プライバシーポリシーとは、個人情報保護方針のことです。個人情報保護法によって、企業が個人の氏名・生年月日・住所・電話番号など、特定の個人を識別できる情報を取得する際には、個人の情報の利用目的・管理方法などを本人に通知・公表しなくてはならないと定められています。 プライバシーポリシーは、この個人情報の利用目的や管理の方法を文章にまとめたものです。個人情報保護法の義務を果たすため、コーポレートサイトなどに専用のページを作って掲示したり、Webサービスを提供するような事業の場合は、会員登録時にサービスの利用規約と共に表示したりします また、個人情報を保有する場合は、本人から請求があったときに保有している個人情報を本人に開示したり、訂正に応じたりするための手続きを定めて公表する必要もあります。 記載した利用目的以外に個人情報を使えなくなって後々困ることがないよう、個人情報の活用を考えている企業は、弁護士などの専門家のアドバイスを受けながらプライバシーポリシーを策定します。

プロトタイプ

経営・事業戦略 

プロトタイプとは、いわゆる試作品のことです。

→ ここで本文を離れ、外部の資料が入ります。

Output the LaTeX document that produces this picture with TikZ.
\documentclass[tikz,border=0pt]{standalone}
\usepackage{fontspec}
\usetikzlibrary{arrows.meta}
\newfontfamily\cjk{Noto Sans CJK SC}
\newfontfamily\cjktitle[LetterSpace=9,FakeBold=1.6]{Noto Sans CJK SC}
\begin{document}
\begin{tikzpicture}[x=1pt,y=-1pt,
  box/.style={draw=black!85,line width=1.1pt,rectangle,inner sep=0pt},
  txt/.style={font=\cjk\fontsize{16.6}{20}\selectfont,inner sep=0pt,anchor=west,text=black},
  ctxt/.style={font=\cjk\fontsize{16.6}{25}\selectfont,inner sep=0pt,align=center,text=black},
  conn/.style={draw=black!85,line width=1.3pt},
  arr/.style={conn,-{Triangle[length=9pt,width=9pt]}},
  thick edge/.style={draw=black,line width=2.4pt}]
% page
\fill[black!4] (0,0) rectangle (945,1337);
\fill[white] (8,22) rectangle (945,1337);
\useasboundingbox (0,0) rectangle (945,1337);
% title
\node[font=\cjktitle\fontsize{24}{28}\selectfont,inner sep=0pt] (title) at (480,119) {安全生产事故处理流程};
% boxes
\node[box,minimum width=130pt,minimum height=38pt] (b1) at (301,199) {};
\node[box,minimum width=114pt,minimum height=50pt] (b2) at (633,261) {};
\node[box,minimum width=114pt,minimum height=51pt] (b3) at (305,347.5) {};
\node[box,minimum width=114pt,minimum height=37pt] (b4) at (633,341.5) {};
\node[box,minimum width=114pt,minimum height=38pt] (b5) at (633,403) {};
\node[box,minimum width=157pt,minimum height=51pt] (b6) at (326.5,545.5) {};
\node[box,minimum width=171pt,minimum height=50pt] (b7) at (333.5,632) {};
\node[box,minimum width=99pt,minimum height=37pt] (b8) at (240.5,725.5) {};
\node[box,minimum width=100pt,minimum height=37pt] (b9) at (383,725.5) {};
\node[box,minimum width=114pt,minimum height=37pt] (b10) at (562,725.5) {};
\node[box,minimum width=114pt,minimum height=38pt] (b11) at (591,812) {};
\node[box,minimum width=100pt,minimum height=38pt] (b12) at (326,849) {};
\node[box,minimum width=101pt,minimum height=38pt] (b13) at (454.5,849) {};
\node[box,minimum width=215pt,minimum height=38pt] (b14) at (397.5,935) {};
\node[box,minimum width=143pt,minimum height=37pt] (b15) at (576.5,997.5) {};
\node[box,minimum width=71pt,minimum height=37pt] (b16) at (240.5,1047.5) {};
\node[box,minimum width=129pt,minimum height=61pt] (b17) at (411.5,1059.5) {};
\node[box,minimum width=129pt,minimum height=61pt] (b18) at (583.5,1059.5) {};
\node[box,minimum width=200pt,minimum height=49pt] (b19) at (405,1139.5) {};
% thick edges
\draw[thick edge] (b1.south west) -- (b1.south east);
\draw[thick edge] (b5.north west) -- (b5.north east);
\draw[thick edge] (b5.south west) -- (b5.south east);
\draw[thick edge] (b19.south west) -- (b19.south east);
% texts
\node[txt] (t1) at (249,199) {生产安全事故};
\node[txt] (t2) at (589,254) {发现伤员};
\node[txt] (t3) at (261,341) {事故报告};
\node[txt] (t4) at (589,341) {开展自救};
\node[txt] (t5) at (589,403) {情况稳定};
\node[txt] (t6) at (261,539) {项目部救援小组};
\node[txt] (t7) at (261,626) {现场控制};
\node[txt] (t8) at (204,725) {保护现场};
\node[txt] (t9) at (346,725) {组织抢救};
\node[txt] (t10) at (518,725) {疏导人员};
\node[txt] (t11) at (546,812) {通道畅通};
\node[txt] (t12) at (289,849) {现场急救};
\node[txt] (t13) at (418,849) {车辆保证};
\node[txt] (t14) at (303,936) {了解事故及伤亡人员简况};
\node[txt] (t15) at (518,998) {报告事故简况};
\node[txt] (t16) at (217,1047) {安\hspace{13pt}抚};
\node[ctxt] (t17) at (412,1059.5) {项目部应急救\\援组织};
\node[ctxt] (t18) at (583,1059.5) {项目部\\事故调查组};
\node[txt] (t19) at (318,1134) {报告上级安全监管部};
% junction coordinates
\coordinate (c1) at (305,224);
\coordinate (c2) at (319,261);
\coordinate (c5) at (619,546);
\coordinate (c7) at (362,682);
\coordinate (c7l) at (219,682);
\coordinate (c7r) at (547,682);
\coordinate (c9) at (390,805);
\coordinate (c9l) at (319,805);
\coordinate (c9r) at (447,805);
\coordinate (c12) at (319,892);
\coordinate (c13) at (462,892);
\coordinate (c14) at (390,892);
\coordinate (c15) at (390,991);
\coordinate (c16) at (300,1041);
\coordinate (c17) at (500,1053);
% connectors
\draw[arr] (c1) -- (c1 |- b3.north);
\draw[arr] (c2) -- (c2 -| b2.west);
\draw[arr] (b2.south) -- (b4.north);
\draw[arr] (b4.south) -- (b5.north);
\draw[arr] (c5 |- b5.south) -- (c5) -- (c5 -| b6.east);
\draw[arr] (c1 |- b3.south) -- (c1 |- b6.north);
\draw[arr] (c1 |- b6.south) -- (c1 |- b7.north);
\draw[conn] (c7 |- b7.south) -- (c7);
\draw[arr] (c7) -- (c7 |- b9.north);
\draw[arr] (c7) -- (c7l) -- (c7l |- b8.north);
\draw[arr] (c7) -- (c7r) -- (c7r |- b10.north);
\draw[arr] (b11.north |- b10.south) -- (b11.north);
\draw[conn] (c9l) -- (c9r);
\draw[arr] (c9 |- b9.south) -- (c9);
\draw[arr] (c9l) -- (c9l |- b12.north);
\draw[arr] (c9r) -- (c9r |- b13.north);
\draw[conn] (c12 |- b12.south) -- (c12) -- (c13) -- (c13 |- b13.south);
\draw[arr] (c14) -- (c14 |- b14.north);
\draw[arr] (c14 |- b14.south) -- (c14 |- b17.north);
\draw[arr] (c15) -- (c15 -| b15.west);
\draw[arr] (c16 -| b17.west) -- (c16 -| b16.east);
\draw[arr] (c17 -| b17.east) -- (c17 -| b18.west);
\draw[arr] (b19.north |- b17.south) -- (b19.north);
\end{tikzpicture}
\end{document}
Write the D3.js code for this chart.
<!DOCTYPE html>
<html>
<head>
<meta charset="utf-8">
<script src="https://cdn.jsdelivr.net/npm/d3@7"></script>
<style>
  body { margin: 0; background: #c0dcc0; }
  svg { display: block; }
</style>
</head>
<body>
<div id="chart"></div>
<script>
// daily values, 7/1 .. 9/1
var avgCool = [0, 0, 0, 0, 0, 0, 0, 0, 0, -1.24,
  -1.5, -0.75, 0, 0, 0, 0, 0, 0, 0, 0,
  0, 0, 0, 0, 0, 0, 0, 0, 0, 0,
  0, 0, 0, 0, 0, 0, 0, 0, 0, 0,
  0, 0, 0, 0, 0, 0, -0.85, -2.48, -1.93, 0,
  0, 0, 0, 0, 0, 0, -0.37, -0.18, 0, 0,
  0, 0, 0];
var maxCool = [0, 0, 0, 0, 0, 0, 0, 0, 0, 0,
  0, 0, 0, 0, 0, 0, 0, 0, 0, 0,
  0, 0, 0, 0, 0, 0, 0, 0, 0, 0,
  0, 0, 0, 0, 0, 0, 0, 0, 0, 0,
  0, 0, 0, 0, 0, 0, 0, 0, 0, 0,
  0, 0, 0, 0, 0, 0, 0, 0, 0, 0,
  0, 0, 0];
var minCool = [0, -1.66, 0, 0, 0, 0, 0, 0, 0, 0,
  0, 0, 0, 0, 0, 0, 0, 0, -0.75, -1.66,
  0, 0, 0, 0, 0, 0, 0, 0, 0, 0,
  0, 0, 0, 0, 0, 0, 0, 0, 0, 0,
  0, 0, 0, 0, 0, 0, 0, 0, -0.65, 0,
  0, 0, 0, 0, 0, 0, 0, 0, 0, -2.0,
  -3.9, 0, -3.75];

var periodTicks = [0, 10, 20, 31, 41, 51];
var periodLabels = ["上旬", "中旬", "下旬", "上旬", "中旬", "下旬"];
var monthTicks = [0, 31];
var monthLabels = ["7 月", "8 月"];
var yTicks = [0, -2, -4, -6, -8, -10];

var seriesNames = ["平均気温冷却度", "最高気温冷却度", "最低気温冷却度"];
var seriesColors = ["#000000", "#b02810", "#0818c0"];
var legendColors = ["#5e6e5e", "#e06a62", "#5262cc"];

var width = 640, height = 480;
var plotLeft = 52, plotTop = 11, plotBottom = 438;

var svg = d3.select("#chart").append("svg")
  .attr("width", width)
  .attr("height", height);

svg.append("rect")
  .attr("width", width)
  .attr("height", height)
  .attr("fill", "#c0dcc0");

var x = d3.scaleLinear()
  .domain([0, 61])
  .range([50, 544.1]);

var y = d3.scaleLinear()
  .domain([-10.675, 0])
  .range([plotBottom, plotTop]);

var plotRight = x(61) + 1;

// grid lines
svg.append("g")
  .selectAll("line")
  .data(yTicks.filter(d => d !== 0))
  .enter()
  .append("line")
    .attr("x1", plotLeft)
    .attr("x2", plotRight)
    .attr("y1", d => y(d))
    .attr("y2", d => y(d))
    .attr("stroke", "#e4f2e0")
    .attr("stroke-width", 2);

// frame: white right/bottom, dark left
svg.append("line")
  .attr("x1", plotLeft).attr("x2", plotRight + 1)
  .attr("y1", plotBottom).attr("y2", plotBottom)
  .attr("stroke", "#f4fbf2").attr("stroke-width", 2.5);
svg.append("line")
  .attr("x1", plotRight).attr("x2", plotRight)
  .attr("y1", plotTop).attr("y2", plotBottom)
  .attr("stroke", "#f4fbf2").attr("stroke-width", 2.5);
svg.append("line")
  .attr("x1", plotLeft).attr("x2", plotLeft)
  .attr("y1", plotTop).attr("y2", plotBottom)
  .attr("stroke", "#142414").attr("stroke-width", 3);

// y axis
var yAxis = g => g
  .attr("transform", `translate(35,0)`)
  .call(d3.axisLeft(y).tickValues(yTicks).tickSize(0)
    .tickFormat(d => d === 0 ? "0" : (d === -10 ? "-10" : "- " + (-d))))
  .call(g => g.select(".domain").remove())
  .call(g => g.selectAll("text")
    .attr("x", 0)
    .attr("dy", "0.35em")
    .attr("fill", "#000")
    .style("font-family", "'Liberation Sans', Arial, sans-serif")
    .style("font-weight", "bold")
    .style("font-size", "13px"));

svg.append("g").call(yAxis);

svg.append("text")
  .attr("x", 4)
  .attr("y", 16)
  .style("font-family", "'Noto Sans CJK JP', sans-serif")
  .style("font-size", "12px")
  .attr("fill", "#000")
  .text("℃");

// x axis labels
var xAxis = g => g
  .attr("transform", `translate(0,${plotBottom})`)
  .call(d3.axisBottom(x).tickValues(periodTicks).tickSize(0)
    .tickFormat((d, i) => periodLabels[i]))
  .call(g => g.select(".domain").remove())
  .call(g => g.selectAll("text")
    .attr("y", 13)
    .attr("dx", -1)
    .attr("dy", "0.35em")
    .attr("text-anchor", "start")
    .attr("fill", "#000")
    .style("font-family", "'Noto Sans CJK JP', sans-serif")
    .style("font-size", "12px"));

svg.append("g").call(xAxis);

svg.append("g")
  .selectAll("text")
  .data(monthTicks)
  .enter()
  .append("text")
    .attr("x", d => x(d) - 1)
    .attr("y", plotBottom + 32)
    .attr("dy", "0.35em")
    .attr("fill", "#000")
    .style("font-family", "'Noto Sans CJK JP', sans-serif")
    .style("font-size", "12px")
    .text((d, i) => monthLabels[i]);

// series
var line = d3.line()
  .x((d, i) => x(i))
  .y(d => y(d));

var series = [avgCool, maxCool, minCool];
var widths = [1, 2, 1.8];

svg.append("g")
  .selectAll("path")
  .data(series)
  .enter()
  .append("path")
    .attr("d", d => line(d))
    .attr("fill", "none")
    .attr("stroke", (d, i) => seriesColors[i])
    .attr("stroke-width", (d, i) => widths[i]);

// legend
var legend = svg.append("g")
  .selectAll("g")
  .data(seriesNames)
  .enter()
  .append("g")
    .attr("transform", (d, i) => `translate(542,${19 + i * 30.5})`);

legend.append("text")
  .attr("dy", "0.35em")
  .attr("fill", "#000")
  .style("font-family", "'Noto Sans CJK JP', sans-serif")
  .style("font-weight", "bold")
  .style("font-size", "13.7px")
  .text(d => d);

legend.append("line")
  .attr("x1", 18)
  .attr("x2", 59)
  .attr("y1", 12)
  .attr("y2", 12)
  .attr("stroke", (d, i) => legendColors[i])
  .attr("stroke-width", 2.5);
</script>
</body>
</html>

ものづくりの分野では製品をつくる際の各プロセスで、製品の品質・機能・デザインに問題がないか検証するためにプロトタイプがつくられます。プロトタイプは、主にものづくり分野で利用されていた開発手法ですが、Webサービスやソフトウェア開発などのIT系やビジネス全般にも広がっていきました。 IT系では、アプリ・ソフトウェアの動きをシミュレーションを行うプロトタイプや、プロダクトの動画プロモーションなどによってユーザーに疑似体験させ、具体的な問題・改善点などを明らかにするプロトタイプなどが開発酒盗として取り入れられています。 ビジネス全般におけるプロトタイプには、ビジネスの段階やモデルに応じて様々な形があります。ビジネスの立ち上げ前後の段階では、ノートなどにアイデアの概要・価値・収益の流れなどビジネスの骨格となる要素を書き出していきます。これを基に仲間やチームと議論することでビジネスを磨き上げていきます。ある程度実現可能なプロトタイプが出来上がったら見込み客などに公開して実際に体験してもらい、顧客のリアルな声を聞きながら改良・修正を加えていきます。